Effects of caffeine and bombesin on ethanol and food intake

The methylxanthine caffeine and ethyl alcohol are widely used and powerful psychotropic drugs, but their interactions are not well understood. Bombesin is a brain-gut neuropeptide which is thought to function as a neurochemical factor in the inhibitory control of voluntary alcohol ingestion. We assessed the effects of combinations of intraperitoneal (i.p.) doses of caffeine (CAF, 0.1-50 mg/kg) and bombesin (BBS, 1-10 micrograms/kg) on 5% w/v ethanol solution and food intake in deprived rats. Deprived male and female Wistar rats received access to 5% ethanol or Purina chow for 30 minutes after i.p. injections. In single doses, CAF and BBS significantly decreased both ethanol and food consumption, at 50 mg/kg and 10 micrograms/kg, respectively. CAF and BBS combinations produced infra-additive, or less-than-expected inhibitory effects on ethanol intake, but simple additive inhibitory effects on food intake. This experimental evidence suggests a reciprocal blocking of effects of CAF and BBS on ethanol intake but not food intake. Caffeine, when interacting with bombesin, increases alcohol consumption beyond expected values. Caffeine could affect the operation of endogenous satiety signals for alcohol consumption.

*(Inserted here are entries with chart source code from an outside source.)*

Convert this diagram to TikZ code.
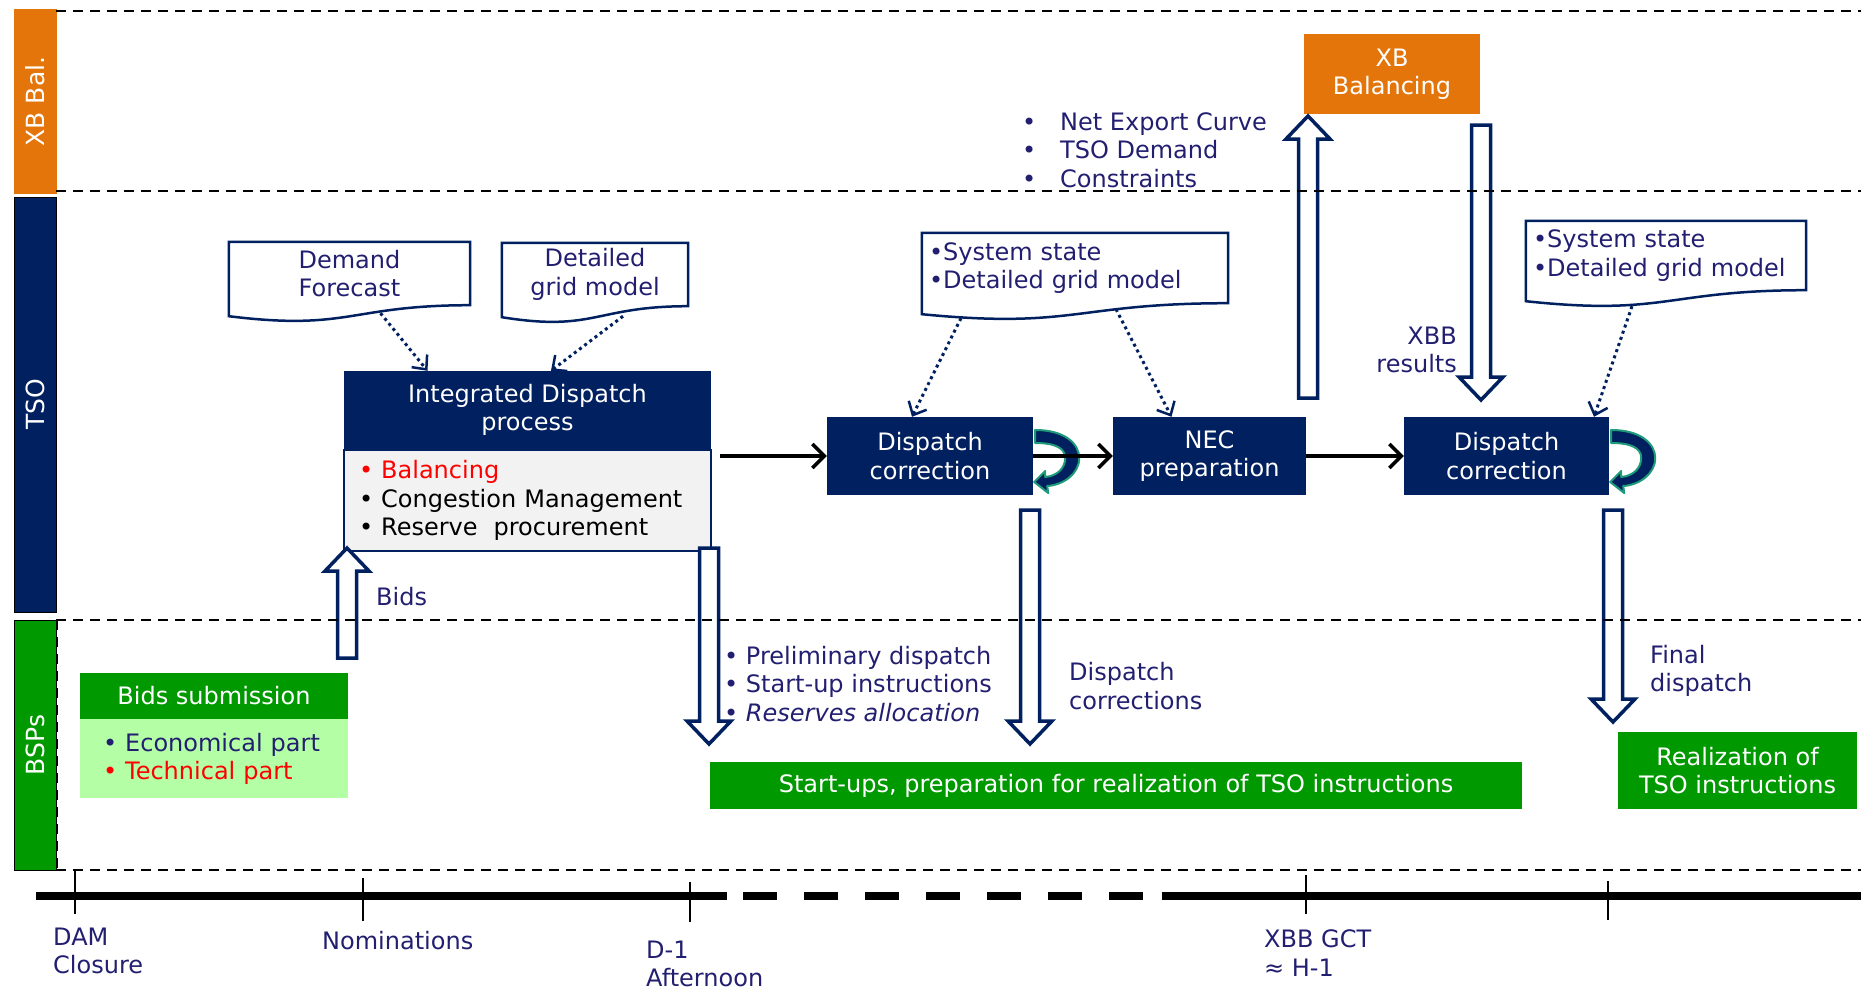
\documentclass[tikz,border=0pt]{standalone}
\usepackage{fontspec}
\setmainfont{DejaVu Sans}
\usepackage{tikz}
\usetikzlibrary{arrows.meta, positioning, calc}
\definecolor{navy}{RGB}{0,32,96}
\definecolor{xborange}{RGB}{227,117,10}
\definecolor{bspgreen}{RGB}{0,153,0}
\definecolor{lightgreen}{RGB}{180,255,165}
\definecolor{inkblue}{RGB}{35,31,112}
\definecolor{loopteal}{RGB}{30,155,120}
\definecolor{boxgray}{RGB}{242,242,242}
\newcommand{\fnt}{\fontsize{24}{28.5}\selectfont}

\tikzset{
  selfloop/.pic={
    \fill[navy, draw=loopteal, line width=2pt, line join=round]
      (2,-26) .. controls (32,-26) and (46,-12) .. (46,2)
      .. controls (46,18) and (30,29) .. (14,30)
      -- (15,37) -- (1,26) -- (12,15) -- (12,21)
      .. controls (24,20) and (32,12) .. (32,2)
      .. controls (32,-8) and (22,-13) .. (2,-13) -- cycle;
  }
}

\begin{document}
\begin{tikzpicture}[x=1pt, y=-1pt,
  every node/.style={font=\fnt, inner sep=0pt},
  band/.style={draw=black, line width=1pt, minimum height=42, text=white, font=\fontsize{25}{30}\selectfont},
  lane/.style={line width=2.5pt, dash pattern=on 10pt off 7pt},
  navybox/.style={fill=navy, text=white, align=center},
  greenbox/.style={fill=bspgreen, text=white, align=center},
  docbox/.style={text=inkblue, align=center},
  docline/.style={draw=navy, line width=2.5pt},
  note/.style={text=inkblue, align=left},
  dotarrow/.style={navy, line width=3pt, dash pattern=on 3pt off 3.5pt, -{Straight Barb[length=11pt, width=20pt, line width=2.5pt]}},
  flowarrow/.style={black, line width=3.5pt, -{Straight Barb[length=12pt, width=24pt]}},
  fatarrow/.style={draw=navy, line width=3.5pt, fill=white, line join=miter},
  tickmark/.style={black, line width=1.5pt}
]
\useasboundingbox (0,0) rectangle (1861,990);

% swim lanes
\node[band, fill=xborange, draw=xborange, minimum width=183, rotate=90] (bandXB) at (35,101.5) {XB Bal.};
\node[band, fill=navy, minimum width=415, rotate=90] (bandTSO) at (35,404.5) {TSO};
\node[band, fill=bspgreen, minimum width=250, rotate=90] (bandBSP) at (35,745) {BSPs};

% XB balancing
\node[fill=xborange, text=white, align=center, minimum width=176, minimum height=80] (xbb) at (1392,74) {XB\\Balancing};
\node[note, anchor=west] (neclist) at (1022,150) {\makebox[38pt][l]{•}Net Export Curve\\\makebox[38pt][l]{•}TSO Demand\\\makebox[38pt][l]{•}Constraints};

% input documents
\node[docbox, minimum width=241, minimum height=63] (docDF) at (349.5,273.5) {Demand\\Forecast};
\node[docbox, minimum width=186, minimum height=63] (docGM) at (595,274.5) {Detailed\\grid model};
\node[docbox, align=left, text width=292, inner xsep=7, minimum height=70] (docSS) at (1075,268) {•System state\\•Detailed grid model};
\node[docbox, align=left, text width=266, inner xsep=7, minimum height=69] (docSSb) at (1666,255.5) {•System state\\•Detailed grid model};
\foreach \d in {docDF, docGM, docSS, docSSb} {
  \draw[docline] (\d.north west) -- (\d.north east) -- (\d.south east)
    .. controls (\d.south) and ($(\d.south)+(0,26)$) .. ($(\d.south west)+(0,11)$) -- cycle;
}

% TSO processes
\node[navybox, minimum width=367, minimum height=78] (idph) at (527.5,410) {Integrated Dispatch\\process};
\node[draw=navy, line width=1.5pt, fill=boxgray, anchor=north, text width=337, inner xsep=15, align=left, minimum height=101] (idpb) at (idph.south)
  {\textcolor{red}{• Balancing}\\• Congestion Management\\• Reserve~ procurement};
\node[navybox, minimum width=206, minimum height=78] (dcA) at (930,456) {Dispatch\\correction};
\node[navybox, minimum width=193, minimum height=78] (nec) at (1209.5,456) {NEC\\preparation};
\node[navybox, minimum width=205, minimum height=78] (dcB) at (1506.5,456) {Dispatch\\correction};
\pic at (dcA.east) {selfloop};
\pic at (dcB.east) {selfloop};

\draw[flowarrow] ($(idph.east |- dcA.west)+(9,0)$) -- (dcA.west);
\draw[flowarrow] (dcA.east) -- (nec.west);
\draw[flowarrow] (nec.east) -- (dcB.west);

\draw[dotarrow] ($(docDF.south)+(31,8)$) -- ($(idph.north)+(-100,0)$);
\draw[dotarrow] ($(docGM.south)+(28,10)$) -- ($(idph.north)+(23.5,0)$);
\draw[dotarrow] ($(docSS.south)+(-114,15)$) -- ($(dcA.north)+(-18,0)$);
\draw[dotarrow] ($(docSS.south)+(41,6)$) -- ($(nec.north)+(-38,0)$);
\draw[dotarrow] ($(docSSb.south)+(-34,16)$) -- ($(dcB.north)+(87.5,0)$);

% BSP side
\node[greenbox, minimum width=268, minimum height=46] (bidsh) at (214,696) {Bids submission};
\node[fill=lightgreen, anchor=north, text width=222, inner xsep=23, align=left, minimum height=79] (bidsb) at (bidsh.south)
  {\textcolor{inkblue}{• Economical part}\\\textcolor{red}{• Technical part}};
\node[greenbox, minimum width=812, minimum height=47] (startups) at (1116,785.5) {Start-ups, preparation for realization of TSO instructions};
\node[greenbox, minimum width=239, minimum height=77] (realiz) at (1737.5,770.5) {Realization of\\TSO instructions};

% hollow arrows
\foreach \x/\ys/\yt in {347/658/548, 709/548/744, 1030/510/744, 1308/398/116, 1481/125/400, 1613/510/722} {
  \pgfmathsetmacro{\dir}{sign(\yt-\ys)}
  \draw[fatarrow] ({\x-9.5},\ys) -- ({\x-9.5},{\yt-(\dir)*23}) -- ({\x-22},{\yt-(\dir)*23}) -- (\x,\yt)
    -- ({\x+22},{\yt-(\dir)*23}) -- ({\x+9.5},{\yt-(\dir)*23}) -- ({\x+9.5},\ys) -- cycle;
}

\node[note, anchor=west] (bidsnote) at (376,597) {Bids};
\node[note, anchor=west] (prelim) at (724,684) {• Preliminary dispatch\\• Start-up instructions\\• \textit{Reserves allocation}};
\node[note, anchor=west] (dcnote) at (1069,686) {Dispatch\\corrections};
\node[note, anchor=east, align=right] (xbbres) at (1457,350) {XBB\\results};
\node[note, anchor=west] (finalnote) at (1650,671) {Final\\dispatch};

% lane separators
\foreach \y in {11,191,620,870}
  \draw[lane] (56,\y) -- (1861,\y);
\draw[lane] (57,620) -- (57,870);

% time line
\draw[line width=8pt] (36,896) -- (727,896);
\draw[line width=8pt, dash pattern=on 34pt off 27pt] (743,896) -- (1143,896);
\draw[line width=8pt] (1162,896) -- (1861,896);
\foreach \x/\ya/\yb in {75/870/914, 363/878/921, 690/882/922, 1306/875/914, 1608/881/920}
  \draw[tickmark] (\x,\ya) -- (\x,\yb);

\node[note, anchor=west] (tlDAM) at (53,951) {DAM\\Closure};
\node[note, anchor=west] (tlNom) at (322,941) {Nominations};
\node[note, anchor=west] (tlD1) at (646,964) {D-1\\Afternoon};
\node[note, anchor=west] (tlGCT) at (1264,953) {XBB GCT\\≈ H-1};
\end{tikzpicture}
\end{document}
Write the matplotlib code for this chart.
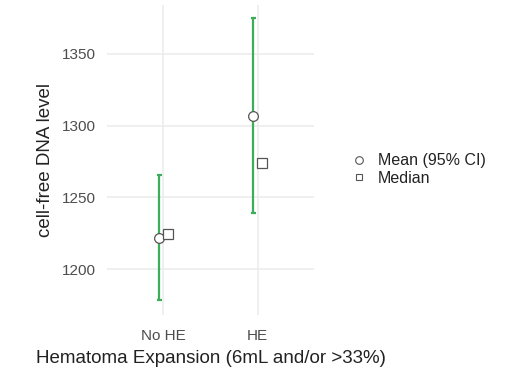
import matplotlib

matplotlib.use("Agg")
import matplotlib.pyplot as plt
from matplotlib.lines import Line2D

plt.rcParams["font.family"] = ["Liberation Sans", "DejaVu Sans"]

categories = ["No HE", "HE"]
mean_vals = [1221.6, 1306.8]
ci_low = [1178.4, 1239.2]
ci_high = [1265.6, 1375.2]
median_vals = [1224.4, 1274.0]

GREEN = "#3cad5a"
EDGE = "#555555"
GRID = "#ebebeb"
TXT = "#4d4d4d"

fig = plt.figure(figsize=(5.26, 3.77), dpi=100)
ax = fig.add_axes([0.2034, 0.1645, 0.3935, 0.822])

xs = list(range(1, len(categories) + 1))
dodge = 0.045
for i, x in enumerate(xs):
    xe = x - dodge
    ax.errorbar(xe, mean_vals[i],
                yerr=[[mean_vals[i] - ci_low[i]], [ci_high[i] - mean_vals[i]]],
                fmt="none", ecolor=GREEN, elinewidth=1.6, capsize=1.8,
                capthick=1.6, zorder=2)
    ax.plot(xe, mean_vals[i], "o", ms=7, mfc="white", mec=EDGE, mew=0.9, zorder=3)
    ax.plot(x + dodge, median_vals[i], "s", ms=6.5, mfc="white", mec=EDGE,
            mew=0.9, zorder=3)

ax.set_xlim(0.4, 2.6)
ax.set_ylim(1168, 1384)
ax.set_xticks(xs)
ax.set_xticklabels(categories)
ax.set_yticks([1200, 1250, 1300, 1350])
ax.grid(True, color=GRID, linewidth=1.1)
ax.set_axisbelow(True)
for s in ax.spines.values():
    s.set_visible(False)
ax.tick_params(axis="y", length=0, labelsize=11, labelcolor=TXT, pad=8)
ax.tick_params(axis="x", length=0, labelsize=11, labelcolor=TXT, pad=10)
ax.set_ylabel("cell-free DNA level", fontsize=13.5, color="#222222", labelpad=6)
ax.set_xlabel("Hematoma Expansion (6mL and/or >33%)", fontsize=13.5,
              color="#222222", labelpad=5)

handles = [
    Line2D([], [], ls="none", marker="o", ms=5.5, mfc="white", mec=EDGE, mew=0.8,
           label="Mean (95% CI)"),
    Line2D([], [], ls="none", marker="s", ms=5, mfc="white", mec=EDGE, mew=0.8,
           label="Median"),
]
fig.legend(handles=handles, loc="center left", bbox_to_anchor=(0.64, 0.55),
           frameon=False, fontsize=11.5, handlelength=1.0, handletextpad=0.7,
           labelspacing=0.15, labelcolor="#222222")

fig.savefig("out.png", dpi=100)
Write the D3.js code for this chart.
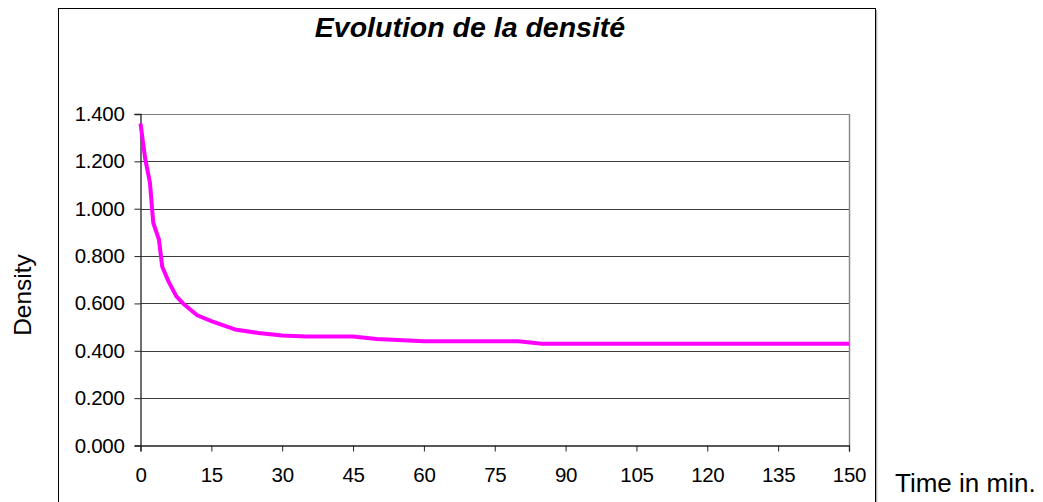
<!DOCTYPE html>
<html lang="fr">
<head>
<meta charset="UTF-8">
<title>Evolution de la densité</title>
<script src="https://cdn.jsdelivr.net/npm/d3@7"></script>
<style>
  html, body { margin: 0; padding: 0; background: #fff; }
  svg { display: block; font-family: "Liberation Sans", Arial, sans-serif; }
</style>
</head>
<body>
<div id="chart"></div>
<script>
  // time in minutes and density
  var times   = [0, 1, 2, 2.7, 3.9, 4.6, 6, 7.6, 9, 12, 15, 20, 25, 30, 35, 45, 50, 60, 80, 85, 150];
  var density = [1.36, 1.21, 1.11, 0.94, 0.87, 0.755, 0.69, 0.63, 0.60, 0.55, 0.525, 0.49, 0.475, 0.465, 0.46, 0.46, 0.45, 0.44, 0.44, 0.43, 0.43];
  var xTicks = [0, 15, 30, 45, 60, 75, 90, 105, 120, 135, 150];
  var yTicks = [0, 0.2, 0.4, 0.6, 0.8, 1.0, 1.2, 1.4];

  var W = 1043, H = 502;
  var plot = { left: 140.5, right: 849, top: 114, bottom: 445.5 };

  var svg = d3.select("#chart").append("svg")
    .attr("width", W).attr("height", H);

  // outer chart frame with a soft grey shadow on the right
  svg.append("line")
    .attr("x1", 876.5).attr("x2", 876.5).attr("y1", 10).attr("y2", H)
    .attr("stroke", "#b0b0b0").attr("stroke-width", 1.5);
  svg.append("rect")
    .attr("x", 58.5).attr("y", 8.5).attr("width", 817).attr("height", H + 10)
    .attr("fill", "none").attr("stroke", "#000").attr("stroke-width", 1);

  var x = d3.scaleLinear().domain([0, 150]).range([plot.left, plot.right]);
  var y = d3.scaleLinear().domain([0, 1.4]).range([plot.bottom, plot.top]);

  // gridlines
  svg.append("g")
    .selectAll("line")
    .data(yTicks.slice(1))
    .enter().append("line")
      .attr("x1", plot.left).attr("x2", plot.right)
      .attr("y1", function(d) { return Math.round(y(d)) + 0.5; })
      .attr("y2", function(d) { return Math.round(y(d)) + 0.5; })
      .attr("stroke", function(d) { return d === 1.4 ? "#7a7a7a" : "#3c3c3c"; })
      .attr("stroke-width", 1);

  // right border of plot area
  svg.append("line")
    .attr("x1", plot.right + 0.5).attr("x2", plot.right + 0.5)
    .attr("y1", plot.top).attr("y2", plot.bottom)
    .attr("stroke", "#8a8a8a").attr("stroke-width", 1.5);

  var yAxis = d3.axisLeft(y)
    .tickValues(yTicks)
    .tickSize(6)
    .tickPadding(10)
    .tickFormat(d3.format(".3f"));

  var xAxis = d3.axisBottom(x)
    .tickValues(xTicks)
    .tickSize(6)
    .tickPadding(16)
    .tickFormat(d3.format("d"));

  var gx = svg.append("g")
    .attr("transform", "translate(0," + plot.bottom + ")")
    .call(xAxis);

  var gy = svg.append("g")
    .attr("transform", "translate(" + plot.left + ",0)")
    .call(yAxis);

  [gx, gy].forEach(function(g) {
    g.select(".domain").attr("stroke", "#222").attr("stroke-width", 1.3);
    g.selectAll(".tick line").attr("stroke", "#222");
    g.selectAll(".tick text")
      .attr("fill", "#000")
      .style("font-size", "20.5px")
      .style("letter-spacing", "-0.3px")
      .style("font-family", "'Liberation Sans', Arial, sans-serif");
  });

  // density curve
  var line = d3.line()
    .x(function(d) { return x(d[0]); })
    .y(function(d) { return y(d[1]); });

  svg.append("path")
    .datum(times.map(function(t, i) { return [t, density[i]]; }))
    .attr("d", line)
    .attr("fill", "none")
    .attr("stroke", "#ff00ff")
    .attr("stroke-width", 4)
    .attr("stroke-linejoin", "round");

  // title and axis titles
  svg.append("text")
    .attr("x", 470).attr("y", 37)
    .attr("text-anchor", "middle")
    .style("font-size", "28.5px")
    .style("font-weight", "bold")
    .style("font-style", "italic")
    .text("Evolution de la densité");

  svg.append("text")
    .attr("transform", "translate(31,295) rotate(-90)")
    .attr("text-anchor", "middle")
    .style("font-size", "24.5px")
    .text("Density");

  svg.append("text")
    .attr("x", 895).attr("y", 492)
    .style("font-size", "26px")
    .text("Time in min.");
</script>
</body>
</html>
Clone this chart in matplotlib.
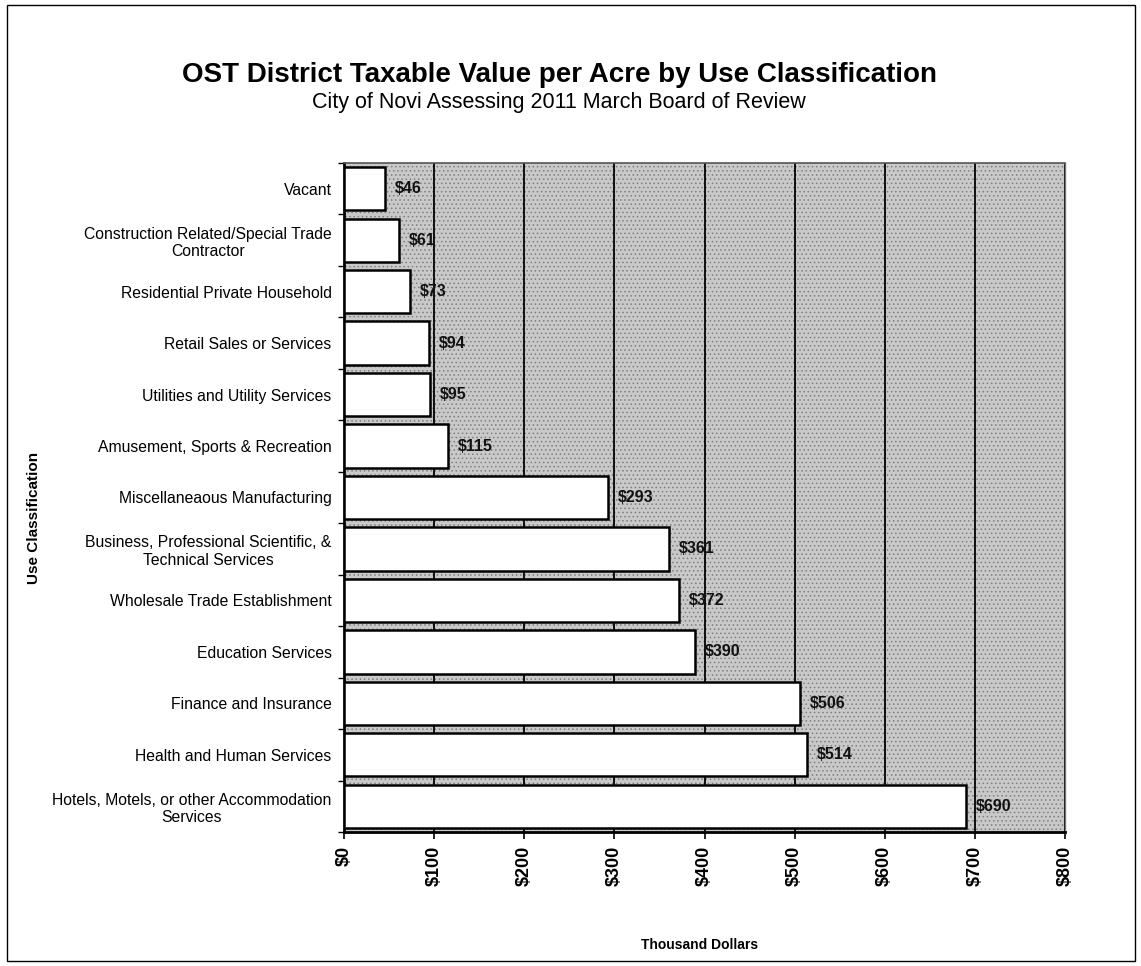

Cholecystokinin and satiation with alcohol

Release of the brain-gut peptide cholecystokinin (CCK) is stimulated by intragastric instillation of ethanol, and peripheral administration of CCK inhibits ethanol consumption. To assess the temporal specificity of the inhibitory effect of CCK on alcohol intake, water-deprived rats were given 5% ethanol at 20, 10 or 0 min after intraperitoneal injections of CCK octapeptide. Delaying access to ethanol for 20 min prevented a significant effect of CCK on intake. CCK's temporally constrained inhibitory action on alcohol consumption is consistent with an ethanol satiation effect. To test the motivational specificity of CCK's effect on fluid intake, rats were allowed a 2-bottle choice of 2% ethanol and water after CCK injections. Ethanol solution intake was suppressed by CCK, and total water intake was unaffected. The putative alcohol satiation action of CCK is appropriately specific to ethanol solution in free-choice tests. Hungry, but not fluid-deprived rats that were either ethanol experienced or naive received a 2-bottle choice of 4% ethanol or water after CCK or saline injections. CCK again specifically inhibited ethanol intake, but this effect required prior ethanol experience. Doses of CCK and naloxone, an opioid receptor blocker, combined to inhibit ethanol intake in an infra-dose-additive manner in water-deprived rats. CCK may act endogenously, in part on opioid receptor-mediated processes, as a preabsorptive satiety signal of ethanol. The full expression of this action appears to depend on prior conditioning of nutritive expectancy of the postingestive effects of alcohol.